* [DATA]
§

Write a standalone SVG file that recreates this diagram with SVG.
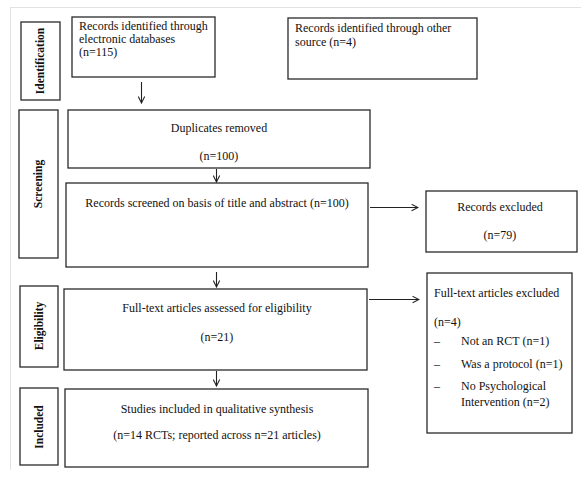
<svg xmlns="http://www.w3.org/2000/svg" width="581" height="487" viewBox="0 0 581 487">
<style>
  .box{fill:#fff;stroke:#2a2a2a;stroke-width:1.3}
  .t{font-family:"Liberation Serif","Times New Roman","DejaVu Serif",serif;font-size:12px;fill:#111}
  .m{text-anchor:middle}
  .lab{font-family:"Liberation Serif","Times New Roman","DejaVu Serif",serif;font-size:11.5px;font-weight:bold;fill:#111;text-anchor:middle}
  .c{stroke:#222;stroke-width:1.1;fill:none}
</style>
<defs>
  <marker id="ah" viewBox="0 0 10 10" refX="9" refY="5" markerWidth="8" markerHeight="8" markerUnits="userSpaceOnUse" orient="auto">
    <path d="M1,1 L9,5 L1,9" fill="none" stroke="#222" stroke-width="1.3"/>
  </marker>
</defs>
<rect width="581" height="487" fill="#fff"/>
<g id="frame">
  <line x1="10" y1="7.5" x2="581" y2="7.5" stroke="#e2e2e2" stroke-width="1"/>
  <line x1="10.5" y1="7" x2="10.5" y2="470" stroke="#e2e2e2" stroke-width="1"/>
</g>
<g id="lab-identification">
  <rect class="box" x="21" y="22" width="39" height="78"/>
  <text class="lab" transform="translate(44,61) rotate(-90)">Identification</text>
</g>
<g id="lab-screening">
  <rect class="box" x="19" y="110" width="39" height="148"/>
  <text class="lab" transform="translate(42,184) rotate(-90)">Screening</text>
</g>
<g id="lab-eligibility">
  <rect class="box" x="20" y="286" width="38" height="81"/>
  <text class="lab" transform="translate(43,326) rotate(-90)">Eligibility</text>
</g>
<g id="lab-included">
  <rect class="box" x="20" y="388" width="38" height="77"/>
  <text class="lab" transform="translate(43,427) rotate(-90)">Included</text>
</g>
<g id="n-electronic">
  <rect class="box" x="72" y="17" width="143" height="60"/>
  <text class="t" x="79" y="30">Records identified through</text>
  <text class="t" x="79" y="43">electronic  databases</text>
  <text class="t" x="79" y="56">(n=115)</text>
</g>
<g id="n-other">
  <rect class="box" x="288" y="18" width="189" height="61"/>
  <text class="t" x="295" y="32">Records identified through other</text>
  <text class="t" x="295" y="46">source (n=4)</text>
</g>
<g id="n-duplicates">
  <rect class="box" x="68" y="110" width="302" height="58"/>
  <text class="t m" x="219" y="132">Duplicates removed</text>
  <text class="t m" x="219" y="160">(n=100)</text>
</g>
<g id="n-screened">
  <rect class="box" x="66" y="183" width="302" height="84"/>
  <text class="t m" x="217" y="207">Records screened on basis of title and abstract  (n=100)</text>
</g>
<g id="n-excluded">
  <rect class="box" x="426" y="191" width="151" height="61"/>
  <text class="t m" x="500" y="211">Records excluded</text>
  <text class="t m" x="500" y="239">(n=79)</text>
</g>
<g id="n-fulltext">
  <rect class="box" x="64" y="289" width="303" height="81"/>
  <text class="t m" x="217" y="312">Full-text articles  assessed for eligibility</text>
  <text class="t m" x="217" y="341">(n=21)</text>
</g>
<g id="n-ft-excluded">
  <rect class="box" x="427" y="273" width="145" height="160"/>
  <text class="t" x="434" y="297">Full-text articles  excluded</text>
  <text class="t" x="434" y="326">(n=4)</text>
  <text class="t" x="434" y="345">–</text>
  <text class="t" x="461" y="345">Not an RCT (n=1)</text>
  <text class="t" x="434" y="368">–</text>
  <text class="t" x="461" y="368">Was a protocol (n=1)</text>
  <text class="t" x="434" y="390">–</text>
  <text class="t" x="461" y="390">No Psychological</text>
  <text class="t" x="461" y="406">Intervention  (n=2)</text>
</g>
<g id="n-included">
  <rect class="box" x="65" y="389" width="303" height="78"/>
  <text class="t m" x="217" y="413">Studies included in qualitative  synthesis</text>
  <text class="t m" x="217" y="439">(n=14 RCTs; reported across n=21 articles)</text>
</g>
<g id="connectors">
  <line class="c" x1="141.5" y1="82" x2="141.5" y2="103" marker-end="url(#ah)"/>
  <line class="c" x1="216.5" y1="169" x2="216.5" y2="182" marker-end="url(#ah)"/>
  <line class="c" x1="370" y1="207.5" x2="418" y2="207.5" marker-end="url(#ah)"/>
  <line class="c" x1="216.5" y1="272" x2="216.5" y2="287" marker-end="url(#ah)"/>
  <line class="c" x1="369" y1="299.5" x2="419" y2="299.5" marker-end="url(#ah)"/>
  <line class="c" x1="216.5" y1="371" x2="216.5" y2="386" marker-end="url(#ah)"/>
</g>
</svg>
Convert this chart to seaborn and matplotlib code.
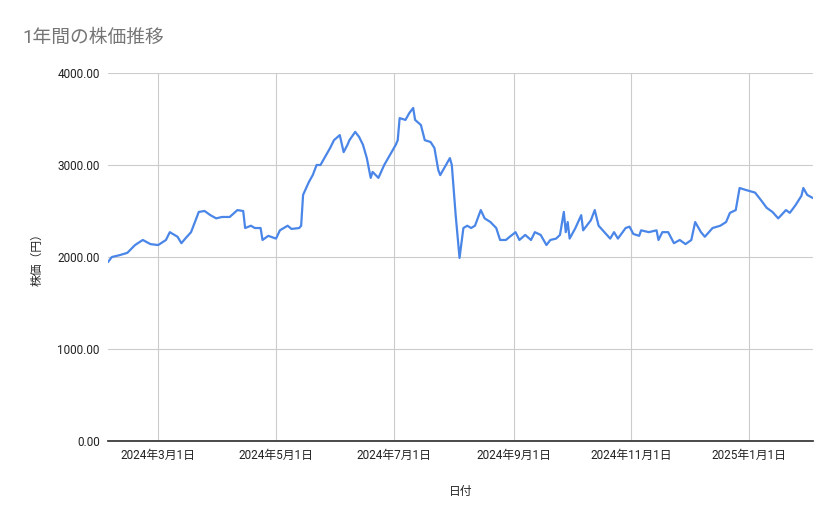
import matplotlib
matplotlib.use("Agg")
import matplotlib.pyplot as plt
import seaborn as sns
import pandas as pd

dates = ["2024-02-04","2024-02-06","2024-02-10","2024-02-14","2024-02-18","2024-02-22","2024-02-26","2024-03-01",
"2024-03-05","2024-03-07","2024-03-11","2024-03-13","2024-03-15","2024-03-18","2024-03-22","2024-03-25","2024-03-28",
"2024-03-31","2024-04-03","2024-04-07","2024-04-11","2024-04-14","2024-04-15","2024-04-18","2024-04-20","2024-04-23",
"2024-04-24","2024-04-27","2024-05-01","2024-05-03","2024-05-07","2024-05-09","2024-05-13","2024-05-14","2024-05-15",
"2024-05-18","2024-05-20","2024-05-22","2024-05-24","2024-05-27","2024-05-29","2024-05-31","2024-06-03","2024-06-05",
"2024-06-07","2024-06-08","2024-06-11","2024-06-13","2024-06-15","2024-06-17","2024-06-19","2024-06-20","2024-06-23",
"2024-06-26","2024-06-29","2024-07-02","2024-07-03","2024-07-04","2024-07-07","2024-07-09","2024-07-11","2024-07-12",
"2024-07-15","2024-07-17","2024-07-20","2024-07-22","2024-07-24","2024-07-25","2024-07-28","2024-07-30","2024-07-31",
"2024-08-02","2024-08-04","2024-08-06","2024-08-08","2024-08-10","2024-08-12","2024-08-15","2024-08-17","2024-08-20",
"2024-08-23","2024-08-25","2024-08-28","2024-08-30","2024-09-02","2024-09-04","2024-09-07","2024-09-10","2024-09-12",
"2024-09-15","2024-09-18","2024-09-20","2024-09-23","2024-09-25","2024-09-27","2024-09-28","2024-09-29","2024-09-30",
"2024-10-03","2024-10-06","2024-10-07","2024-10-11","2024-10-13","2024-10-15","2024-10-18","2024-10-21","2024-10-23",
"2024-10-25","2024-10-29","2024-10-31","2024-11-02","2024-11-05","2024-11-06","2024-11-10","2024-11-14","2024-11-15",
"2024-11-17","2024-11-20","2024-11-23","2024-11-26","2024-11-29","2024-12-02","2024-12-04","2024-12-07","2024-12-09",
"2024-12-13","2024-12-17","2024-12-20","2024-12-22","2024-12-25","2024-12-27","2024-12-30","2025-01-04","2025-01-07",
"2025-01-10","2025-01-13","2025-01-16","2025-01-20","2025-01-22","2025-01-25","2025-01-28","2025-01-29","2025-01-31",
"2025-02-03"]
prices = [1945,2000,2020,2045,2130,2185,2140,2130,
2185,2270,2220,2150,2200,2270,2490,2500,2455,
2420,2435,2435,2510,2500,2315,2340,2315,2315,
2185,2230,2200,2290,2340,2305,2315,2340,2675,
2815,2890,3000,3000,3110,3185,3270,3325,3140,
3220,3270,3360,3305,3220,3075,2860,2925,2860,
3000,3110,3220,3270,3510,3490,3565,3620,3490,
3435,3270,3250,3185,2945,2890,3000,3075,3000,
2455,1990,2315,2340,2315,2340,2510,2420,2380,
2315,2185,2185,2220,2270,2185,2240,2185,2270,
2240,2130,2185,2200,2240,2490,2270,2380,2200,
2315,2455,2290,2400,2510,2340,2270,2200,2270,
2200,2315,2330,2250,2230,2290,2270,2290,2185,
2270,2270,2150,2185,2140,2185,2380,2270,2220,
2315,2340,2380,2480,2510,2750,2730,2700,2620,
2535,2490,2420,2510,2480,2565,2665,2750,2675,
2640]
tick_dates = ["2024-03-01","2024-05-01","2024-07-01","2024-09-01","2024-11-01","2025-01-01"]
tick_labels = ["2024年3月1日","2024年5月1日","2024年7月1日","2024年9月1日","2024年11月1日","2025年1月1日"]
yticks = [0, 1000, 2000, 3000, 4000]

sns.set_theme(style="white")
plt.rcParams['font.family'] = ['Roboto', 'Noto Sans CJK JP', 'DejaVu Sans']

df = pd.DataFrame({"date": pd.to_datetime(dates), "price": prices})
fig = plt.figure(figsize=(8.39, 5.19), dpi=100)
ax = fig.add_axes([108/839, 78/519, 705/839, 368/519])
sns.lineplot(data=df, x="date", y="price", ax=ax, color="#4a86e8", linewidth=1.6)
ax.set_xlim(pd.Timestamp("2024-02-04"), pd.Timestamp("2025-02-03"))
ax.set_ylim(0, 4000)
ax.set_yticks(yticks)
ax.set_yticklabels([f"{v:.2f}" for v in yticks], fontsize=8.5, color="#222222")
ax.set_xticks(pd.to_datetime(tick_dates))
ax.set_xticklabels(tick_labels, fontsize=8.5, color="#222222")
ax.grid(True, color="#cccccc", linewidth=0.8)
ax.tick_params(length=0, pad=6)
for s in ["top", "right", "left"]:
    ax.spines[s].set_visible(False)
ax.spines["bottom"].set_color("#333333")
ax.set_xlabel("日付", fontsize=8.5, labelpad=16)
ax.set_ylabel("株価（円）", fontsize=8.5, labelpad=10)
fig.text(22/839, 1-38/519, "1年間の株価推移", fontsize=13.5, color="#757575", va="center")
fig.savefig("out.png", dpi=100, facecolor="white")
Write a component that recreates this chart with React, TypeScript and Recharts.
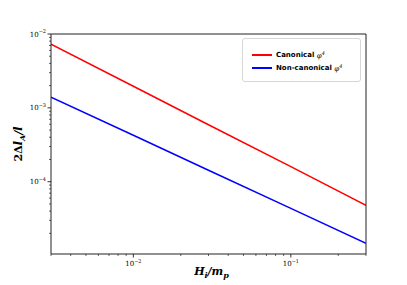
import React from 'react';
import { LineChart, Line, XAxis, YAxis, Legend } from 'recharts';

// H_i / m_p
const hValues = [0.003, 0.01, 0.03, 0.1, 0.3];
const canonical = [7.3e-3, 1.96e-3, 5.9e-4, 1.6e-4, 4.8e-5];
const nonCanonical = [1.4e-3, 4.25e-4, 1.43e-4, 4.35e-5, 1.47e-5];

const xTicks = [
  0.003, 0.004, 0.005, 0.006, 0.007, 0.008, 0.009,
  0.01, 0.02, 0.03, 0.04, 0.05, 0.06, 0.07, 0.08, 0.09,
  0.1, 0.2, 0.3,
];
const yTicks = [
  2e-5, 3e-5, 4e-5, 5e-5, 6e-5, 7e-5, 8e-5, 9e-5,
  1e-4, 2e-4, 3e-4, 4e-4, 5e-4, 6e-4, 7e-4, 8e-4, 9e-4,
  1e-3, 2e-3, 3e-3, 4e-3, 5e-3, 6e-3, 7e-3, 8e-3, 9e-3,
  1e-2,
];

const data = hValues.map((h, i) => ({ h, canonical: canonical[i], nonCanonical: nonCanonical[i] }));

const serif = '"DejaVu Serif", "Liberation Serif", serif';

const isDecade = (v: number) => Math.abs(Math.log10(v) - Math.round(Math.log10(v))) < 1e-6;
const expText = (v: number) => String(Math.round(Math.log10(v))).replace('-', '\u2212');

const XTick = ({ x, y, payload }: any) => {
  const major = isDecade(payload.value);
  return (
    <g>
      <line x1={x} x2={x} y1={y} y2={y + (major ? 3.5 : 2)} stroke="#000" strokeWidth={major ? 0.8 : 0.6} />
      {major && (
        <text x={x} y={y + 12} textAnchor="middle" fontSize={7} fontFamily={serif} fill="#000">
          10<tspan dy={-3.5} fontSize={5}>{expText(payload.value)}</tspan>
        </text>
      )}
    </g>
  );
};

const YTick = ({ x, y, payload }: any) => {
  const major = isDecade(payload.value);
  return (
    <g>
      <line x1={x} x2={x - (major ? 3.5 : 2)} y1={y} y2={y} stroke="#000" strokeWidth={major ? 0.8 : 0.6} />
      {major && (
        <text x={x - 5} y={y + 2.5} textAnchor="end" fontSize={7} fontFamily={serif} fill="#000">
          10<tspan dy={-3.5} fontSize={5}>{expText(payload.value)}</tspan>
        </text>
      )}
    </g>
  );
};

const XLabel = ({ viewBox }: any) => {
  const cx = viewBox.x + viewBox.width / 2 + 3;
  return (
    <text x={cx} y={viewBox.y + 21} textAnchor="middle" fontFamily={serif} fontWeight="bold" fontStyle="italic" fontSize={11} fill="#000">
      H<tspan dy={2.5} fontSize={8}>i</tspan><tspan dy={-2.5}>/m</tspan><tspan dy={2.5} fontSize={8}>p</tspan>
    </text>
  );
};

const YLabel = ({ viewBox }: any) => {
  const cy = viewBox.y + viewBox.height / 2;
  const lx = 22;
  return (
    <text x={lx} y={cy} transform={`rotate(-90 ${lx} ${cy})`} textAnchor="middle" fontFamily={serif} fontWeight="bold" fontSize={11} fill="#000">
      2Δ<tspan fontStyle="italic">l</tspan><tspan dy={2.5} fontSize={8} fontStyle="italic">A</tspan><tspan dy={-2.5} fontStyle="italic">/l</tspan>
    </text>
  );
};

const LegendBox = ({ payload }: any) => (
  <div style={{ width: 119, height: 44, border: '1px solid #d6d6d6', borderRadius: 3, background: '#fff', boxSizing: 'border-box', paddingTop: 9 }}>
    {(payload || []).map((item: any) => (
      <div key={item.value} style={{ display: 'flex', alignItems: 'center', height: 13 }}>
        <div style={{ width: 20, height: 2, background: item.color, marginLeft: 9, marginRight: 4 }} />
        <span style={{ fontFamily: '"DejaVu Sans", sans-serif', fontWeight: 'bold', fontSize: 7, color: '#000', whiteSpace: 'nowrap' }}>
          {item.value} <span style={{ fontFamily: serif, fontStyle: 'italic', fontWeight: 'normal' }}>φ<sup style={{ fontSize: 5 }}>4</sup></span>
        </span>
      </div>
    ))}
  </div>
);

export default function App() {
  return (
    <div style={{ position: 'absolute', left: 0, top: 0, width: 407, height: 285, background: '#fff' }}>
      <LineChart width={407} height={285} data={data} margin={{ top: 0, right: 0, bottom: 0, left: 0 }}>
        <XAxis
          dataKey="h"
          type="number"
          scale="log"
          domain={[0.003, 0.3]}
          allowDataOverflow
          ticks={xTicks}
          interval={0}
          height={31}
          tickSize={0}
          tickMargin={0}
          tickLine={false}
          tick={<XTick />}
          axisLine={{ stroke: '#222', strokeWidth: 1 }}
          label={<XLabel />}
        />
        <XAxis xAxisId="top" orientation="top" dataKey="h" type="number" scale="log" domain={[0.003, 0.3]} allowDataOverflow height={34} tick={false} tickLine={false} axisLine={{ stroke: '#222', strokeWidth: 1 }} />
        <YAxis
          type="number"
          scale="log"
          domain={[1.05e-5, 1e-2]}
          allowDataOverflow
          ticks={yTicks}
          interval={0}
          width={51}
          tickSize={0}
          tickMargin={0}
          tickLine={false}
          tick={<YTick />}
          axisLine={{ stroke: '#222', strokeWidth: 1 }}
          label={<YLabel />}
        />
        <YAxis yAxisId="right" orientation="right" type="number" scale="log" domain={[1.05e-5, 1e-2]} allowDataOverflow width={41} tick={false} tickLine={false} axisLine={{ stroke: '#222', strokeWidth: 1 }} />
        <Legend
          layout="vertical"
          align="center"
          verticalAlign="middle"
          wrapperStyle={{ left: 242, top: 38, width: 119 }}
          content={<LegendBox />}
        />
        <Line dataKey="canonical" name="Canonical" stroke="#ff0000" strokeWidth={1.5} dot={false} isAnimationActive={false} />
        <Line dataKey="nonCanonical" name="Non-canonical" stroke="#0000ff" strokeWidth={1.5} dot={false} isAnimationActive={false} />
      </LineChart>
    </div>
  );
}
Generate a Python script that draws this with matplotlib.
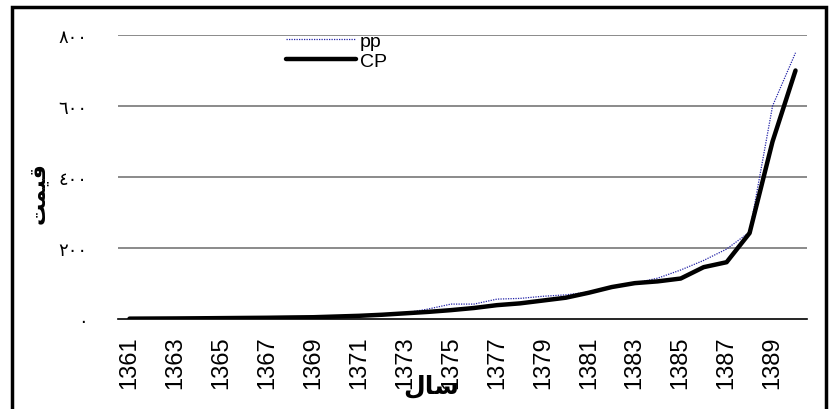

§

* [PROBLEM] Nothing but the lines from the one containing "Convert this chart" through the one containing "import pandas as pd" should appear in your copy, exactly as written and without pictures.

* [TASK RESPONSE]
Convert this chart to seaborn and matplotlib code.
import matplotlib
matplotlib.use("Agg")
import matplotlib.pyplot as plt
import seaborn as sns
import pandas as pd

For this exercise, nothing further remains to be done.